» DATASET EXTRACT:
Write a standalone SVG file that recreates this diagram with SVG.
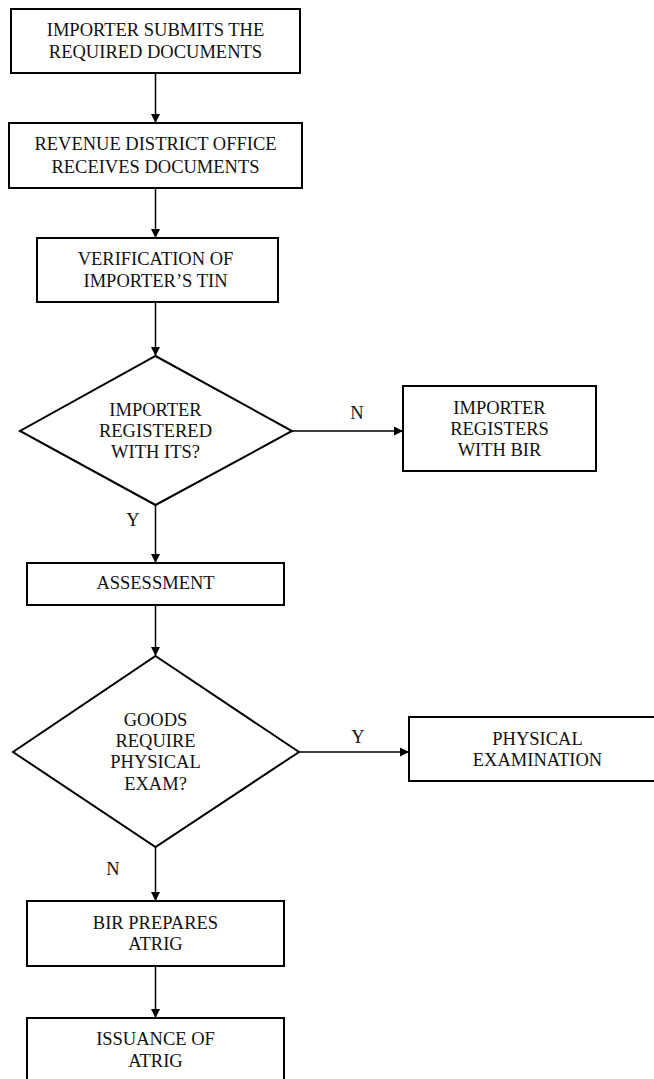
<svg xmlns="http://www.w3.org/2000/svg" width="654" height="1079" viewBox="0 0 654 1079">
  <style>
    .box { fill: #ffffff; stroke: #000000; stroke-width: 2; }
    .link { fill: none; stroke: #000000; stroke-width: 1.5; }
    text { font-family: "Liberation Serif", "Times New Roman", serif; font-size: 18.5px; fill: #111111; text-anchor: middle; }
  </style>
  <defs>
    <marker id="arrow" viewBox="0 0 10 10" refX="10" refY="5" markerWidth="10" markerHeight="9" markerUnits="userSpaceOnUse" orient="auto">
      <path d="M0,0 L10,5 L0,10 Z" fill="#000000"/>
    </marker>
  </defs>
  <rect width="654" height="1079" fill="#ffffff"/>

  <!-- connectors -->
  <g id="connectors">
    <line class="link" x1="155.5" y1="73" x2="155.5" y2="123" marker-end="url(#arrow)"/>
    <line class="link" x1="155.5" y1="188" x2="155.5" y2="238" marker-end="url(#arrow)"/>
    <line class="link" x1="155.5" y1="302" x2="155.5" y2="356" marker-end="url(#arrow)"/>
    <line class="link" x1="292" y1="431" x2="403" y2="431" marker-end="url(#arrow)"/>
    <text x="357" y="419">N</text>
    <line class="link" x1="155.5" y1="505" x2="155.5" y2="563" marker-end="url(#arrow)"/>
    <text x="133" y="526">Y</text>
    <line class="link" x1="155.5" y1="605" x2="155.5" y2="656" marker-end="url(#arrow)"/>
    <line class="link" x1="299" y1="752" x2="409" y2="752" marker-end="url(#arrow)"/>
    <text x="358" y="743">Y</text>
    <line class="link" x1="155.5" y1="847" x2="155.5" y2="901" marker-end="url(#arrow)"/>
    <text x="113" y="875">N</text>
    <line class="link" x1="155.5" y1="966" x2="155.5" y2="1018" marker-end="url(#arrow)"/>
  </g>

  <g id="submit">
    <rect class="box" x="11" y="9" width="289" height="64"/>
    <text x="155.5" y="36">IMPORTER SUBMITS THE</text>
    <text x="155.5" y="58">REQUIRED DOCUMENTS</text>
  </g>

  <g id="rdo-receives">
    <rect class="box" x="9" y="123" width="293" height="65"/>
    <text x="155.5" y="150">REVENUE DISTRICT OFFICE</text>
    <text x="155.5" y="173">RECEIVES DOCUMENTS</text>
  </g>

  <g id="verify-tin">
    <rect class="box" x="37" y="238" width="241" height="64"/>
    <text x="155.5" y="265">VERIFICATION OF</text>
    <text x="155.5" y="287">IMPORTER’S TIN</text>
  </g>

  <g id="registered-decision">
    <polygon class="box" points="155.5,356 292,431 155.5,505 20,431"/>
    <text x="155.5" y="416">IMPORTER</text>
    <text x="155.5" y="437">REGISTERED</text>
    <text x="155.5" y="458">WITH ITS?</text>
  </g>

  <g id="register-bir">
    <rect class="box" x="403" y="386" width="193" height="85"/>
    <text x="499.5" y="414">IMPORTER</text>
    <text x="499.5" y="435">REGISTERS</text>
    <text x="499.5" y="456">WITH BIR</text>
  </g>

  <g id="assessment">
    <rect class="box" x="27" y="563" width="257" height="42"/>
    <text x="155.5" y="589">ASSESSMENT</text>
  </g>

  <g id="exam-decision">
    <polygon class="box" points="155.5,656 299,752 155.5,847 13,752"/>
    <text x="155.5" y="726">GOODS</text>
    <text x="155.5" y="747">REQUIRE</text>
    <text x="155.5" y="768">PHYSICAL</text>
    <text x="155.5" y="790">EXAM?</text>
  </g>

  <g id="physical-exam">
    <rect class="box" x="409" y="717" width="258" height="64"/>
    <text x="537.5" y="745">PHYSICAL</text>
    <text x="537.5" y="766">EXAMINATION</text>
  </g>

  <g id="prepare-atrig">
    <rect class="box" x="27" y="901" width="257" height="65"/>
    <text x="155.5" y="929">BIR PREPARES</text>
    <text x="155.5" y="950">ATRIG</text>
  </g>

  <g id="issue-atrig">
    <rect class="box" x="27" y="1018" width="257" height="70"/>
    <text x="155.5" y="1045">ISSUANCE OF</text>
    <text x="155.5" y="1067">ATRIG</text>
  </g>
</svg>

» STATED EXERCISE: Omit the pictures and output all of the other material exactly.

» IN RESPONSE:
Write a standalone SVG file that recreates this diagram with SVG.
<svg xmlns="http://www.w3.org/2000/svg" width="654" height="1079" viewBox="0 0 654 1079">
  <style>
    .box { fill: #ffffff; stroke: #000000; stroke-width: 2; }
    .link { fill: none; stroke: #000000; stroke-width: 1.5; }
    text { font-family: "Liberation Serif", "Times New Roman", serif; font-size: 18.5px; fill: #111111; text-anchor: middle; }
  </style>
  <defs>
    <marker id="arrow" viewBox="0 0 10 10" refX="10" refY="5" markerWidth="10" markerHeight="9" markerUnits="userSpaceOnUse" orient="auto">
      <path d="M0,0 L10,5 L0,10 Z" fill="#000000"/>
    </marker>
  </defs>
  <rect width="654" height="1079" fill="#ffffff"/>

  <!-- connectors -->
  <g id="connectors">
    <line class="link" x1="155.5" y1="73" x2="155.5" y2="123" marker-end="url(#arrow)"/>
    <line class="link" x1="155.5" y1="188" x2="155.5" y2="238" marker-end="url(#arrow)"/>
    <line class="link" x1="155.5" y1="302" x2="155.5" y2="356" marker-end="url(#arrow)"/>
    <line class="link" x1="292" y1="431" x2="403" y2="431" marker-end="url(#arrow)"/>
    <text x="357" y="419">N</text>
    <line class="link" x1="155.5" y1="505" x2="155.5" y2="563" marker-end="url(#arrow)"/>
    <text x="133" y="526">Y</text>
    <line class="link" x1="155.5" y1="605" x2="155.5" y2="656" marker-end="url(#arrow)"/>
    <line class="link" x1="299" y1="752" x2="409" y2="752" marker-end="url(#arrow)"/>
    <text x="358" y="743">Y</text>
    <line class="link" x1="155.5" y1="847" x2="155.5" y2="901" marker-end="url(#arrow)"/>
    <text x="113" y="875">N</text>
    <line class="link" x1="155.5" y1="966" x2="155.5" y2="1018" marker-end="url(#arrow)"/>
  </g>

  <g id="submit">
    <rect class="box" x="11" y="9" width="289" height="64"/>
    <text x="155.5" y="36">IMPORTER SUBMITS THE</text>
    <text x="155.5" y="58">REQUIRED DOCUMENTS</text>
  </g>

  <g id="rdo-receives">
    <rect class="box" x="9" y="123" width="293" height="65"/>
    <text x="155.5" y="150">REVENUE DISTRICT OFFICE</text>
    <text x="155.5" y="173">RECEIVES DOCUMENTS</text>
  </g>

  <g id="verify-tin">
    <rect class="box" x="37" y="238" width="241" height="64"/>
    <text x="155.5" y="265">VERIFICATION OF</text>
    <text x="155.5" y="287">IMPORTER’S TIN</text>
  </g>

  <g id="registered-decision">
    <polygon class="box" points="155.5,356 292,431 155.5,505 20,431"/>
    <text x="155.5" y="416">IMPORTER</text>
    <text x="155.5" y="437">REGISTERED</text>
    <text x="155.5" y="458">WITH ITS?</text>
  </g>

  <g id="register-bir">
    <rect class="box" x="403" y="386" width="193" height="85"/>
    <text x="499.5" y="414">IMPORTER</text>
    <text x="499.5" y="435">REGISTERS</text>
    <text x="499.5" y="456">WITH BIR</text>
  </g>

  <g id="assessment">
    <rect class="box" x="27" y="563" width="257" height="42"/>
    <text x="155.5" y="589">ASSESSMENT</text>
  </g>

  <g id="exam-decision">
    <polygon class="box" points="155.5,656 299,752 155.5,847 13,752"/>
    <text x="155.5" y="726">GOODS</text>
    <text x="155.5" y="747">REQUIRE</text>
    <text x="155.5" y="768">PHYSICAL</text>
    <text x="155.5" y="790">EXAM?</text>
  </g>

  <g id="physical-exam">
    <rect class="box" x="409" y="717" width="258" height="64"/>
    <text x="537.5" y="745">PHYSICAL</text>
    <text x="537.5" y="766">EXAMINATION</text>
  </g>

  <g id="prepare-atrig">
    <rect class="box" x="27" y="901" width="257" height="65"/>
    <text x="155.5" y="929">BIR PREPARES</text>
    <text x="155.5" y="950">ATRIG</text>
  </g>

  <g id="issue-atrig">
    <rect class="box" x="27" y="1018" width="257" height="70"/>
    <text x="155.5" y="1045">ISSUANCE OF</text>
    <text x="155.5" y="1067">ATRIG</text>
  </g>
</svg>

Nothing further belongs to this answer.